The Canadian Red Cross’ local Emergency Response Team was thrilled to get a look at the new rapid response trailer last week that will enable it to help area residents in the event of an emergency.
Stocked with a variety of supplies, including 50 cots and 100 blankets, as well as tables, hygiene kits, solar generators, and administration material, the trailer will be located in Fort Frances to serve it and the surrounding area if people are displaced from their homes.
“It’s ready to shelter people on the go,” noted Keri Rafter, the community services co-ordinator for the Dryden and District branch of the Canadian Red Cross.
“This is a really great thing to have in the community.”
“We hope to never have to use it,” echoed local ERT lead Kirsty Sinclair.
“But it’s better to have it and not use it than to need it and not have it,” she reasoned.
The trailer, made possible in part through a Ontario Trillium Foundation grant, is one of five rapid response trailers now located within the region.
They also are in Dryden, Ear Falls, Kenora, and Pickle Lake.
“The idea is that if there is a significant emergency, we can always bring in additional trailers from other communities,” Rafter explained.
“You can even call Winnipeg or Thunder Bay—we always have the support,” she stressed.
Rafter noted the Red Cross is pleased to have the fully-outfitted trailers as part of its disaster management fleet.
All five trailers are supplied with the same resources.
“If a need arose, we will now be able to support the community,” Sinclair noted.
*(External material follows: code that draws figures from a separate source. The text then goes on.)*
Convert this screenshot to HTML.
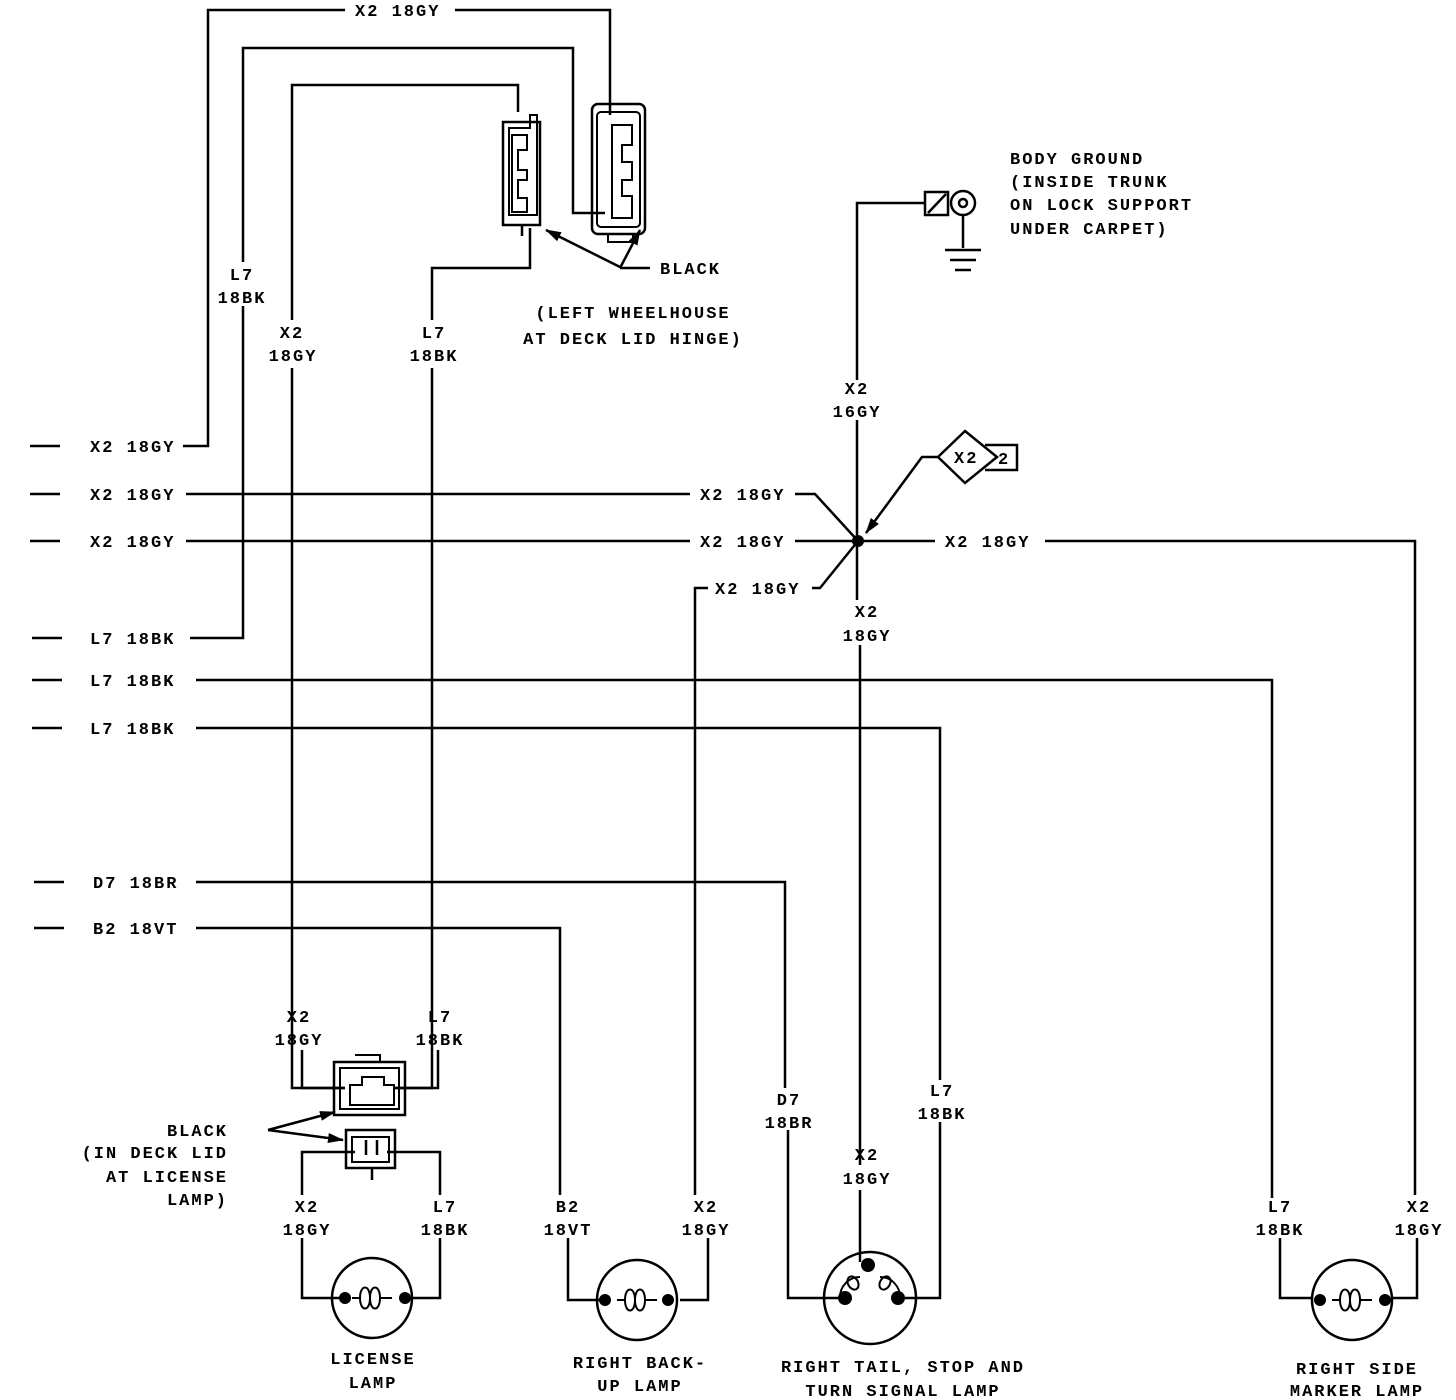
<!DOCTYPE html>
<html><head><style>
html,body{margin:0;padding:0;background:#fff}
svg{display:block}
text{font-family:"Liberation Mono",monospace;font-weight:bold;font-size:17px;letter-spacing:2px;fill:#000}
</style></head><body>
<svg width="1456" height="1400" viewBox="0 0 1456 1400" xmlns="http://www.w3.org/2000/svg">
<defs><marker id="a2" markerWidth="16" markerHeight="10" refX="15" refY="5" orient="auto" markerUnits="userSpaceOnUse"><path d="M0,0 L16,5 L0,10z" fill="#000"/></marker></defs>
<g stroke="#000" stroke-width="2.5" fill="none">
<path d="M30 446H60M30 494H60M30 541H60M32 638H62M32 680H62M32 728H62M34 882H64M34 928H64"/>
<path d="M183 446H208V10H345M455 10H610V115"/>
<path d="M190 638H243V306M243 262V48H573V213H605"/>
<path d="M292 320V85H518V112"/>
<path d="M292 368V1088H345"/>
<path d="M432 320V268H530V228"/>
<path d="M432 368V1088H395"/>
<rect x="503" y="122" width="37" height="103"/>
<path d="M509 128H530V115H537V215H509Z" stroke-width="2"/>
<path d="M512 135H527V150H518V170H527V180H518V198H527V212H512Z" stroke-width="2"/>
<path d="M522 225V236"/>
<rect x="592" y="104" width="53" height="130" rx="6"/>
<rect x="597" y="112" width="43" height="115" rx="4" stroke-width="2"/>
<path d="M612 125H632V145H622V162H632V180H622V196H632V218H612Z" stroke-width="2"/>
<rect x="608" y="234" width="25" height="8" stroke-width="2"/>
<path d="M622 268L546 230" marker-end="url(#a2)"/>
<path d="M620 268L640 230" marker-end="url(#a2)"/>
<path d="M620 268H650"/>
<path d="M857 380V203H925"/>
<rect x="925" y="192" width="23" height="23"/>
<path d="M928 213L946 194"/>
<circle cx="963" cy="203" r="12"/>
<circle cx="963" cy="203" r="4"/>
<path d="M963 215V248M945 250H981M950 260H976M955 270H971"/>
<path d="M857 420V541V600M860 645V1165M860 1190V1262"/>
<path d="M186 494H690M795 494H815L858 541"/>
<path d="M186 541H690M795 541H935M1045 541H1415V1195M1417 1238V1298H1392"/>
<path d="M812 588H820L858 541"/>
<path d="M695 590V588H708M695 588V1195M708 1238V1300H680"/>
<path d="M196 680H1272V1198M1280 1238V1298H1312"/>
<path d="M196 728H940V1080M940 1122V1298H905"/>
<path d="M196 882H785V1088M788 1130V1298H838"/>
<path d="M196 928H560V1195M568 1238V1300H600"/>
<path d="M965 431L997 457L965 483L938 457Z"/>
<path d="M985 445H1017V470H985"/>
<path d="M938 457H922L866 533" marker-end="url(#a2)"/>
<path d="M302 1050V1088H345M438 1050V1088H395" />
<rect x="334" y="1062" width="71" height="53"/>
<rect x="340" y="1068" width="59" height="41" stroke-width="2"/>
<path d="M355 1055H380V1062" stroke-width="2"/>
<path d="M350 1085H362V1077H384V1085H394V1105H350Z" stroke-width="2"/>
<rect x="346" y="1130" width="49" height="38"/>
<path d="M352 1137H389V1162H352Z" stroke-width="2"/>
<path d="M366 1140V1155M377 1140V1155M372 1168V1180"/>
<path d="M302 1195V1152H355M440 1195V1152H387"/>
<path d="M268 1130L335 1112" marker-end="url(#a2)"/>
<path d="M268 1130L343 1140" marker-end="url(#a2)"/>
<path d="M302 1238V1298H345M440 1238V1298H405"/>
<circle cx="372" cy="1298" r="40"/>
<circle cx="637" cy="1300" r="40"/>
<circle cx="870" cy="1298" r="46"/>
<circle cx="1352" cy="1300" r="40"/>
<path d="M360 1298c0-14 10-14 10 0s-10 14-10 0M370 1298c0-14 10-14 10 0s-10 14-10 0M360 1298H352M380 1298H392" stroke-width="2"/>
<path d="M625 1300c0-14 10-14 10 0s-10 14-10 0M635 1300c0-14 10-14 10 0s-10 14-10 0M625 1300H617M645 1300H657" stroke-width="2"/>
<path d="M1340 1300c0-14 10-14 10 0s-10 14-10 0M1350 1300c0-14 10-14 10 0s-10 14-10 0M1340 1300H1332M1360 1300H1372" stroke-width="2"/>
<path d="M840 1297c0-10 8-20 20-20M880 1277c12 0 20 10 20 20" stroke-width="2"/>
<ellipse cx="853" cy="1283" rx="5" ry="7" stroke-width="2" transform="rotate(-30 853 1283)"/>
<ellipse cx="885" cy="1283" rx="5" ry="7" stroke-width="2" transform="rotate(30 885 1283)"/>
</g>
<g fill="#000">
<circle cx="858" cy="541" r="6"/>
<circle cx="345" cy="1298" r="6"/><circle cx="405" cy="1298" r="6"/>
<circle cx="605" cy="1300" r="6"/><circle cx="668" cy="1300" r="6"/>
<circle cx="845" cy="1298" r="7"/><circle cx="898" cy="1298" r="7"/><circle cx="868" cy="1265" r="7"/>
<circle cx="1320" cy="1300" r="6"/><circle cx="1385" cy="1300" r="6"/>
</g>
<g>
<text x="90" y="452">X2 18GY</text>
<text x="90" y="500">X2 18GY</text>
<text x="90" y="547">X2 18GY</text>
<text x="90" y="644">L7 18BK</text>
<text x="90" y="686">L7 18BK</text>
<text x="90" y="734">L7 18BK</text>
<text x="93" y="888">D7 18BR</text>
<text x="93" y="934">B2 18VT</text>
<text x="355" y="16">X2 18GY</text>
<g text-anchor="middle">
<text x="242" y="280">L7</text><text x="242" y="303">18BK</text>
<text x="292" y="338">X2</text><text x="293" y="361">18GY</text>
<text x="434" y="338">L7</text><text x="434" y="361">18BK</text>
<text x="857" y="394">X2</text><text x="857" y="417">16GY</text>
<text x="867" y="617">X2</text><text x="867" y="641">18GY</text>
<text x="299" y="1022">X2</text><text x="299" y="1045">18GY</text>
<text x="440" y="1022">L7</text><text x="440" y="1045">18BK</text>
<text x="307" y="1212">X2</text><text x="307" y="1235">18GY</text>
<text x="445" y="1212">L7</text><text x="445" y="1235">18BK</text>
<text x="568" y="1212">B2</text><text x="568" y="1235">18VT</text>
<text x="706" y="1212">X2</text><text x="706" y="1235">18GY</text>
<text x="789" y="1105">D7</text><text x="789" y="1128">18BR</text>
<text x="942" y="1096">L7</text><text x="942" y="1119">18BK</text>
<text x="867" y="1160">X2</text><text x="867" y="1184">18GY</text>
<text x="1280" y="1212">L7</text><text x="1280" y="1235">18BK</text>
<text x="1419" y="1212">X2</text><text x="1419" y="1235">18GY</text>
<text x="373" y="1364">LICENSE</text><text x="373" y="1388">LAMP</text>
<text x="640" y="1368">RIGHT BACK-</text><text x="640" y="1391">UP LAMP</text>
<text x="903" y="1372">RIGHT TAIL, STOP AND</text><text x="903" y="1396">TURN SIGNAL LAMP</text>
<text x="1357" y="1374">RIGHT SIDE</text><text x="1357" y="1396">MARKER LAMP</text>
<text x="633" y="318">(LEFT WHEELHOUSE</text><text x="633" y="344">AT DECK LID HINGE)</text>
</g>
<text x="700" y="500">X2 18GY</text>
<text x="700" y="547">X2 18GY</text>
<text x="945" y="547">X2 18GY</text>
<text x="715" y="594">X2 18GY</text>
<text x="954" y="463">X2</text><text x="998" y="464">2</text>
<text x="660" y="274">BLACK</text>
<text x="1010" y="164">BODY GROUND</text>
<text x="1010" y="187">(INSIDE TRUNK</text>
<text x="1010" y="210">ON LOCK SUPPORT</text>
<text x="1010" y="234">UNDER CARPET)</text>
<text x="228" y="1136" text-anchor="end">BLACK</text>
<text x="228" y="1158" text-anchor="end">(IN DECK LID</text>
<text x="228" y="1182" text-anchor="end">AT LICENSE</text>
<text x="228" y="1205" text-anchor="end">LAMP)</text>
</g>
</svg>
</body></html>
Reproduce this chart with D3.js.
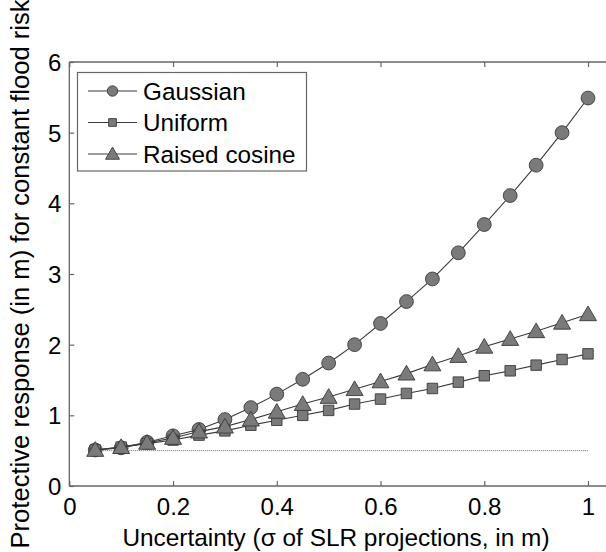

Having been involved with the Red Cross here for three years, Sinclair has assisted with northern evacuations in both Fort Frances and Thunder Bay, as well as being prepared to help out when a train derailed in Barwick back in July, 2015.
“We got our team together and we mobilized our equipment,” Sinclair recalled.
“We went to Emo to meet with everyone who was involved in emergency response.
“We were prepared to set up a shelter if anybody needed a place to stay that night,” she added.
“We didn’t need to set up a shelter for anybody—the community took them all in,” Sinclair noted.
“But at the same time, we were there and we were prepared to do what needed to be done.”
The local team currently consists of five volunteers—in various places in the process of being trained to meet face-to-face with clients—but it is looking for more to join.
That’s why an open house was held last Thursday at the Super 8 here to try and garner more interest.
“We did have a couple people show some interest,” Sinclair said. “And people can get involved at anytime.”
She noted the team covers the entire district—from Atikokan to Rainy River.
“So we need people across the district who would be able to pick up and help a family in their own community,” she explained.
“Would like to have more volunteers,” she reiterated. “To have a full team would be a great thing for the community.”
Sinclair said they need people with different strengths, such as those with computer and finance backgrounds.
And though they aren’t required to spring into action often, when they are needed, it’s important to have a good, knowledgeable team.
Sinclair noted anyone who signs up to be a volunteer goes through an interview process.
“Then they would go for training; a weekend away to be trained in the paperwork and the procedures that are necessary to fulfill this role,” she explained.
“Then we get together for monthly meetings.”
Sinclair stressed disasters never happen at convenient times.
“We need more people to have the availability to be ready in the case of an emergency.”